■ PROMPT: Drop the images; return everything else in the listing below exactly.

■ DATASET EXCERPT:
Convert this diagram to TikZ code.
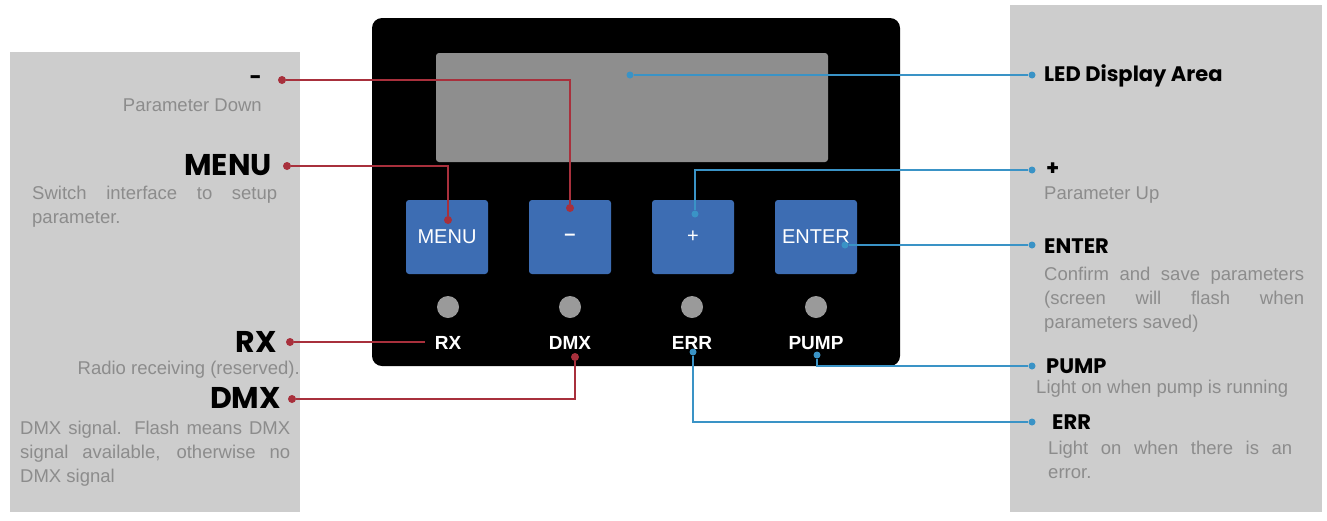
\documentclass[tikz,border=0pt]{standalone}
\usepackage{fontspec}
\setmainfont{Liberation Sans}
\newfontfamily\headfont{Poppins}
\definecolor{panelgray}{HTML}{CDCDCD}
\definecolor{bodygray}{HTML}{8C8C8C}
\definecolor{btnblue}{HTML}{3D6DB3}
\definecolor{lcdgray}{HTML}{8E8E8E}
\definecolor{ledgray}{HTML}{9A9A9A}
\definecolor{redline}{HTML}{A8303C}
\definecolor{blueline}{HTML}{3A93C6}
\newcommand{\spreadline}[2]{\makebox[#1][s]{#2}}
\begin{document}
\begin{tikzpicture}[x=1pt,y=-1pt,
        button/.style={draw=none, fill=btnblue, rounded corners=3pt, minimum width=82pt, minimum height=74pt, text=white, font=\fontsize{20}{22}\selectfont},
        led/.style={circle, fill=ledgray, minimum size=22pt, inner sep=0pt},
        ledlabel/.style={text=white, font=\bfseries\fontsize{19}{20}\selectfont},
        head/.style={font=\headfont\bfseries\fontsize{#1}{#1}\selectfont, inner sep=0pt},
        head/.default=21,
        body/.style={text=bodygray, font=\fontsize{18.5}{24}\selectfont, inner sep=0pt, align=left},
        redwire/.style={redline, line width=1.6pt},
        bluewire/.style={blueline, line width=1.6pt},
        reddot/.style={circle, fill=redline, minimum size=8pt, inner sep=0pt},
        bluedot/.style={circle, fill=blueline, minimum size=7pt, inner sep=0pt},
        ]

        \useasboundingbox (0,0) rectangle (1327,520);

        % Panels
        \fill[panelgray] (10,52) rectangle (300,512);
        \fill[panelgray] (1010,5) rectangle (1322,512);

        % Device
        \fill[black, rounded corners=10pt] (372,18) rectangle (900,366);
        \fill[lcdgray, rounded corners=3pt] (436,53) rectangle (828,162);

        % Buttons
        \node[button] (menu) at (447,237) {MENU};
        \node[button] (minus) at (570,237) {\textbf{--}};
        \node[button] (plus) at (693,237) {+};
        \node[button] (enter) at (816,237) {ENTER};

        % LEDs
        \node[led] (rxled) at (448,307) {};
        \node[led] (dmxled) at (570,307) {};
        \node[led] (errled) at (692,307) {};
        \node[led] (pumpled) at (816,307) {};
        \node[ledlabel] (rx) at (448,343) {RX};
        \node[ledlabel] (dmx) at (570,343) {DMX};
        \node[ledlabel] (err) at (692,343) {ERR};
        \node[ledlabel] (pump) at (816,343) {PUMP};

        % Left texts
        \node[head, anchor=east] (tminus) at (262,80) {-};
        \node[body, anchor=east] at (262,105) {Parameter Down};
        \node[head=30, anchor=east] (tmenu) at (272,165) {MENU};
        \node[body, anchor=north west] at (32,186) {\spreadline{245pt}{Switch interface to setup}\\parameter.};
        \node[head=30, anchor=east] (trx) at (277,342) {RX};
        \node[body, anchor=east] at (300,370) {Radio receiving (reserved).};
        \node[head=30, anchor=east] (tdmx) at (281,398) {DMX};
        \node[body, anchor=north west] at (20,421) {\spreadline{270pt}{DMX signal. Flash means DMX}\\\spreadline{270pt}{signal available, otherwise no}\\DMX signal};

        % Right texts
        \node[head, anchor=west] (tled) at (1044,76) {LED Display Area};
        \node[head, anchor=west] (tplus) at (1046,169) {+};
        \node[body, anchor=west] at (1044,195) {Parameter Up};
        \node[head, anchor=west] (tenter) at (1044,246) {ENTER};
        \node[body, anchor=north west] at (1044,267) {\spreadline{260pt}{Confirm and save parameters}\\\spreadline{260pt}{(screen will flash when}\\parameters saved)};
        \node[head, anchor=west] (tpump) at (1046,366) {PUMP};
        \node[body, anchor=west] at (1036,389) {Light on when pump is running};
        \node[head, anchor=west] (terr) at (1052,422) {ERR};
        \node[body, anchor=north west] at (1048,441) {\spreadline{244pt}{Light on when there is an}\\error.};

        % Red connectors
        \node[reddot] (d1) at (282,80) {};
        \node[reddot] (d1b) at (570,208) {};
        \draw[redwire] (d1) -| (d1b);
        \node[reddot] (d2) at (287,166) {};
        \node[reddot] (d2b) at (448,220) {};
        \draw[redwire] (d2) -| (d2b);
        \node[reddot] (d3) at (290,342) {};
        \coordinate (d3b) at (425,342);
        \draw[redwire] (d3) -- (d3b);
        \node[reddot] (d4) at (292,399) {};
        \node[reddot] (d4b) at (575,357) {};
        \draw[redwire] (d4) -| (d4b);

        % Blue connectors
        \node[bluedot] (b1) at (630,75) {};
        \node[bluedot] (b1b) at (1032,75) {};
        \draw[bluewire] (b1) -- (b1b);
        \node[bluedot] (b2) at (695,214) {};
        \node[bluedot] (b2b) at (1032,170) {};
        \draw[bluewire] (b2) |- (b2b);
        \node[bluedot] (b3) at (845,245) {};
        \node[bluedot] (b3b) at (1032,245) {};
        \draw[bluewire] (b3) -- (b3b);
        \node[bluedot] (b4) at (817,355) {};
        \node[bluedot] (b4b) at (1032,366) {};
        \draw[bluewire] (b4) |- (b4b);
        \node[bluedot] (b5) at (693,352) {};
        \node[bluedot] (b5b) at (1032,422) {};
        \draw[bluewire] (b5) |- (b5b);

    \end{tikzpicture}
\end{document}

■ EXPECTED ANSWER:
Convert this diagram to TikZ code.
\documentclass[tikz,border=0pt]{standalone}
\usepackage{fontspec}
\setmainfont{Liberation Sans}
\newfontfamily\headfont{Poppins}
\definecolor{panelgray}{HTML}{CDCDCD}
\definecolor{bodygray}{HTML}{8C8C8C}
\definecolor{btnblue}{HTML}{3D6DB3}
\definecolor{lcdgray}{HTML}{8E8E8E}
\definecolor{ledgray}{HTML}{9A9A9A}
\definecolor{redline}{HTML}{A8303C}
\definecolor{blueline}{HTML}{3A93C6}
\newcommand{\spreadline}[2]{\makebox[#1][s]{#2}}
\begin{document}
\begin{tikzpicture}[x=1pt,y=-1pt,
        button/.style={draw=none, fill=btnblue, rounded corners=3pt, minimum width=82pt, minimum height=74pt, text=white, font=\fontsize{20}{22}\selectfont},
        led/.style={circle, fill=ledgray, minimum size=22pt, inner sep=0pt},
        ledlabel/.style={text=white, font=\bfseries\fontsize{19}{20}\selectfont},
        head/.style={font=\headfont\bfseries\fontsize{#1}{#1}\selectfont, inner sep=0pt},
        head/.default=21,
        body/.style={text=bodygray, font=\fontsize{18.5}{24}\selectfont, inner sep=0pt, align=left},
        redwire/.style={redline, line width=1.6pt},
        bluewire/.style={blueline, line width=1.6pt},
        reddot/.style={circle, fill=redline, minimum size=8pt, inner sep=0pt},
        bluedot/.style={circle, fill=blueline, minimum size=7pt, inner sep=0pt},
        ]

        \useasboundingbox (0,0) rectangle (1327,520);

        % Panels
        \fill[panelgray] (10,52) rectangle (300,512);
        \fill[panelgray] (1010,5) rectangle (1322,512);

        % Device
        \fill[black, rounded corners=10pt] (372,18) rectangle (900,366);
        \fill[lcdgray, rounded corners=3pt] (436,53) rectangle (828,162);

        % Buttons
        \node[button] (menu) at (447,237) {MENU};
        \node[button] (minus) at (570,237) {\textbf{--}};
        \node[button] (plus) at (693,237) {+};
        \node[button] (enter) at (816,237) {ENTER};

        % LEDs
        \node[led] (rxled) at (448,307) {};
        \node[led] (dmxled) at (570,307) {};
        \node[led] (errled) at (692,307) {};
        \node[led] (pumpled) at (816,307) {};
        \node[ledlabel] (rx) at (448,343) {RX};
        \node[ledlabel] (dmx) at (570,343) {DMX};
        \node[ledlabel] (err) at (692,343) {ERR};
        \node[ledlabel] (pump) at (816,343) {PUMP};

        % Left texts
        \node[head, anchor=east] (tminus) at (262,80) {-};
        \node[body, anchor=east] at (262,105) {Parameter Down};
        \node[head=30, anchor=east] (tmenu) at (272,165) {MENU};
        \node[body, anchor=north west] at (32,186) {\spreadline{245pt}{Switch interface to setup}\\parameter.};
        \node[head=30, anchor=east] (trx) at (277,342) {RX};
        \node[body, anchor=east] at (300,370) {Radio receiving (reserved).};
        \node[head=30, anchor=east] (tdmx) at (281,398) {DMX};
        \node[body, anchor=north west] at (20,421) {\spreadline{270pt}{DMX signal. Flash means DMX}\\\spreadline{270pt}{signal available, otherwise no}\\DMX signal};

        % Right texts
        \node[head, anchor=west] (tled) at (1044,76) {LED Display Area};
        \node[head, anchor=west] (tplus) at (1046,169) {+};
        \node[body, anchor=west] at (1044,195) {Parameter Up};
        \node[head, anchor=west] (tenter) at (1044,246) {ENTER};
        \node[body, anchor=north west] at (1044,267) {\spreadline{260pt}{Confirm and save parameters}\\\spreadline{260pt}{(screen will flash when}\\parameters saved)};
        \node[head, anchor=west] (tpump) at (1046,366) {PUMP};
        \node[body, anchor=west] at (1036,389) {Light on when pump is running};
        \node[head, anchor=west] (terr) at (1052,422) {ERR};
        \node[body, anchor=north west] at (1048,441) {\spreadline{244pt}{Light on when there is an}\\error.};

        % Red connectors
        \node[reddot] (d1) at (282,80) {};
        \node[reddot] (d1b) at (570,208) {};
        \draw[redwire] (d1) -| (d1b);
        \node[reddot] (d2) at (287,166) {};
        \node[reddot] (d2b) at (448,220) {};
        \draw[redwire] (d2) -| (d2b);
        \node[reddot] (d3) at (290,342) {};
        \coordinate (d3b) at (425,342);
        \draw[redwire] (d3) -- (d3b);
        \node[reddot] (d4) at (292,399) {};
        \node[reddot] (d4b) at (575,357) {};
        \draw[redwire] (d4) -| (d4b);

        % Blue connectors
        \node[bluedot] (b1) at (630,75) {};
        \node[bluedot] (b1b) at (1032,75) {};
        \draw[bluewire] (b1) -- (b1b);
        \node[bluedot] (b2) at (695,214) {};
        \node[bluedot] (b2b) at (1032,170) {};
        \draw[bluewire] (b2) |- (b2b);
        \node[bluedot] (b3) at (845,245) {};
        \node[bluedot] (b3b) at (1032,245) {};
        \draw[bluewire] (b3) -- (b3b);
        \node[bluedot] (b4) at (817,355) {};
        \node[bluedot] (b4b) at (1032,366) {};
        \draw[bluewire] (b4) |- (b4b);
        \node[bluedot] (b5) at (693,352) {};
        \node[bluedot] (b5b) at (1032,422) {};
        \draw[bluewire] (b5) |- (b5b);

    \end{tikzpicture}
\end{document}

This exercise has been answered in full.